Raw data =>
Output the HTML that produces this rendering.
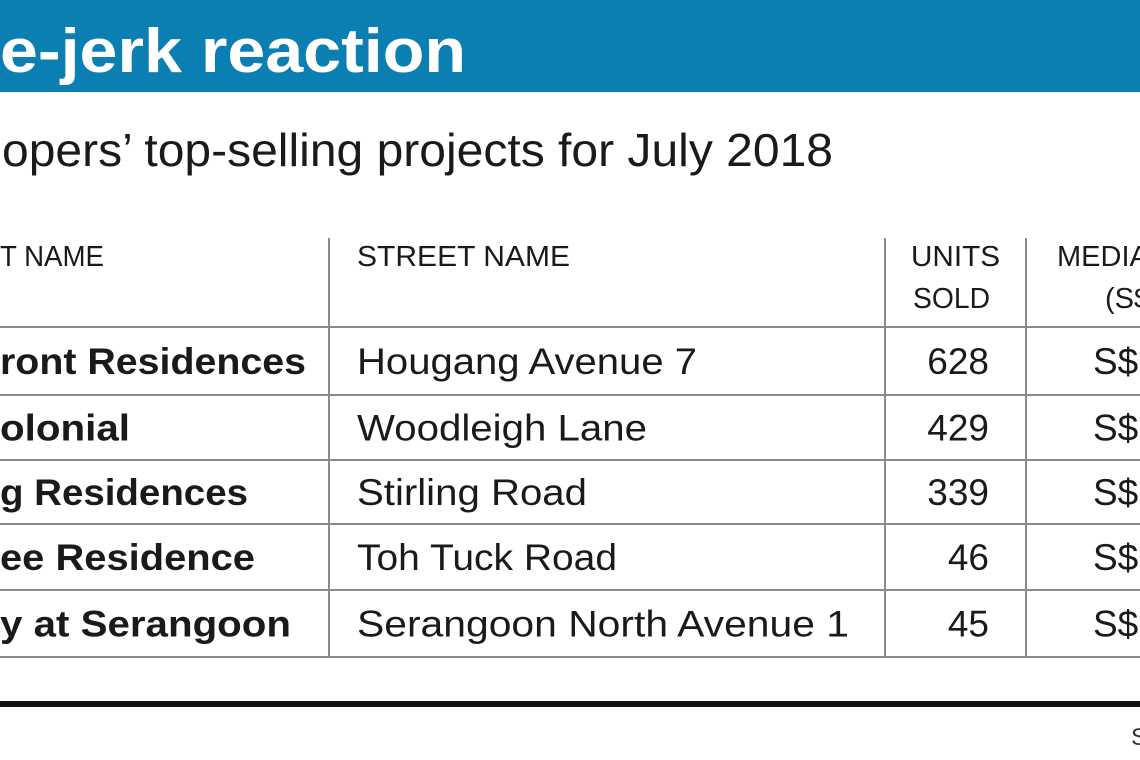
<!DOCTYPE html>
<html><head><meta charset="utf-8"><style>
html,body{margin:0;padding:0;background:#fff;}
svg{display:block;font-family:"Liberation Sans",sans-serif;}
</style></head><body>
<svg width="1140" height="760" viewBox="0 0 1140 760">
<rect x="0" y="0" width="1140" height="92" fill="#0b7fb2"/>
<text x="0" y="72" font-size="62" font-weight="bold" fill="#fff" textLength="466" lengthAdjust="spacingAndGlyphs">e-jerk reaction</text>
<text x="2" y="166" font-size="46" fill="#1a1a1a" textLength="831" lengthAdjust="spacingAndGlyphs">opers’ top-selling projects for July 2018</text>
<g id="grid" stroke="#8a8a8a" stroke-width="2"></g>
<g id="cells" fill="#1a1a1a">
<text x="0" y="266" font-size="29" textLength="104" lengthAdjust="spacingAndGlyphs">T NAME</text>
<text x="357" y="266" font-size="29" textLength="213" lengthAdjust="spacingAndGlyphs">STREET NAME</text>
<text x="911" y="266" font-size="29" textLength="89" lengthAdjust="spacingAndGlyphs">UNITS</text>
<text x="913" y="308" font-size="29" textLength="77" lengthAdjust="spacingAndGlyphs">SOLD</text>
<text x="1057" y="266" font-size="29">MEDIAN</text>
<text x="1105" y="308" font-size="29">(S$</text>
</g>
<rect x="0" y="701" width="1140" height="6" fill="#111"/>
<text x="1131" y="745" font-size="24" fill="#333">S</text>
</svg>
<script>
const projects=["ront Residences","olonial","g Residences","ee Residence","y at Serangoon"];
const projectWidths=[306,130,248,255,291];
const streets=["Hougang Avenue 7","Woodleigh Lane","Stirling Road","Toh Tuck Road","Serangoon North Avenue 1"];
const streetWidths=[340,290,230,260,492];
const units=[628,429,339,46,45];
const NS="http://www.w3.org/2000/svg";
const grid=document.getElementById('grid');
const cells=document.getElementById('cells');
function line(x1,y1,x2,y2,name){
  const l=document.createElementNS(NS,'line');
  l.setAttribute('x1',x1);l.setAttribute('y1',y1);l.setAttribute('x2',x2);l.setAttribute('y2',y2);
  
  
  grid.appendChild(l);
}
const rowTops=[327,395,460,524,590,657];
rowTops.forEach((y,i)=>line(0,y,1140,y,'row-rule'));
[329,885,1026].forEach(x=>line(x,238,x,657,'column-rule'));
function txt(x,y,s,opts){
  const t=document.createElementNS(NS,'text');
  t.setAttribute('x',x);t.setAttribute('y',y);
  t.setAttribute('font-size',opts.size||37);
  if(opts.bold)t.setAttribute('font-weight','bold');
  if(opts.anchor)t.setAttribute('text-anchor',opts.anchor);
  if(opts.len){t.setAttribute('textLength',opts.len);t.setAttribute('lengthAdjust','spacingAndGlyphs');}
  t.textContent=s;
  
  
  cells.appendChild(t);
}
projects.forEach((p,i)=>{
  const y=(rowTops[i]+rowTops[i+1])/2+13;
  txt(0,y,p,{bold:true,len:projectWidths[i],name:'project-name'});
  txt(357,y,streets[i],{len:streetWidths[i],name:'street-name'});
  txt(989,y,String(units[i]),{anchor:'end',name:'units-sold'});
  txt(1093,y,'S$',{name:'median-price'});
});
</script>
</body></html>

Instructions to follow => Write out each line again precisely as it appears, skipping every picture.

Exercise result =>
Output the HTML that produces this rendering.
<!DOCTYPE html>
<html><head><meta charset="utf-8"><style>
html,body{margin:0;padding:0;background:#fff;}
svg{display:block;font-family:"Liberation Sans",sans-serif;}
</style></head><body>
<svg width="1140" height="760" viewBox="0 0 1140 760">
<rect x="0" y="0" width="1140" height="92" fill="#0b7fb2"/>
<text x="0" y="72" font-size="62" font-weight="bold" fill="#fff" textLength="466" lengthAdjust="spacingAndGlyphs">e-jerk reaction</text>
<text x="2" y="166" font-size="46" fill="#1a1a1a" textLength="831" lengthAdjust="spacingAndGlyphs">opers’ top-selling projects for July 2018</text>
<g id="grid" stroke="#8a8a8a" stroke-width="2"></g>
<g id="cells" fill="#1a1a1a">
<text x="0" y="266" font-size="29" textLength="104" lengthAdjust="spacingAndGlyphs">T NAME</text>
<text x="357" y="266" font-size="29" textLength="213" lengthAdjust="spacingAndGlyphs">STREET NAME</text>
<text x="911" y="266" font-size="29" textLength="89" lengthAdjust="spacingAndGlyphs">UNITS</text>
<text x="913" y="308" font-size="29" textLength="77" lengthAdjust="spacingAndGlyphs">SOLD</text>
<text x="1057" y="266" font-size="29">MEDIAN</text>
<text x="1105" y="308" font-size="29">(S$</text>
</g>
<rect x="0" y="701" width="1140" height="6" fill="#111"/>
<text x="1131" y="745" font-size="24" fill="#333">S</text>
</svg>
<script>
const projects=["ront Residences","olonial","g Residences","ee Residence","y at Serangoon"];
const projectWidths=[306,130,248,255,291];
const streets=["Hougang Avenue 7","Woodleigh Lane","Stirling Road","Toh Tuck Road","Serangoon North Avenue 1"];
const streetWidths=[340,290,230,260,492];
const units=[628,429,339,46,45];
const NS="http://www.w3.org/2000/svg";
const grid=document.getElementById('grid');
const cells=document.getElementById('cells');
function line(x1,y1,x2,y2,name){
  const l=document.createElementNS(NS,'line');
  l.setAttribute('x1',x1);l.setAttribute('y1',y1);l.setAttribute('x2',x2);l.setAttribute('y2',y2);
  
  
  grid.appendChild(l);
}
const rowTops=[327,395,460,524,590,657];
rowTops.forEach((y,i)=>line(0,y,1140,y,'row-rule'));
[329,885,1026].forEach(x=>line(x,238,x,657,'column-rule'));
function txt(x,y,s,opts){
  const t=document.createElementNS(NS,'text');
  t.setAttribute('x',x);t.setAttribute('y',y);
  t.setAttribute('font-size',opts.size||37);
  if(opts.bold)t.setAttribute('font-weight','bold');
  if(opts.anchor)t.setAttribute('text-anchor',opts.anchor);
  if(opts.len){t.setAttribute('textLength',opts.len);t.setAttribute('lengthAdjust','spacingAndGlyphs');}
  t.textContent=s;
  
  
  cells.appendChild(t);
}
projects.forEach((p,i)=>{
  const y=(rowTops[i]+rowTops[i+1])/2+13;
  txt(0,y,p,{bold:true,len:projectWidths[i],name:'project-name'});
  txt(357,y,streets[i],{len:streetWidths[i],name:'street-name'});
  txt(989,y,String(units[i]),{anchor:'end',name:'units-sold'});
  txt(1093,y,'S$',{name:'median-price'});
});
</script>
</body></html>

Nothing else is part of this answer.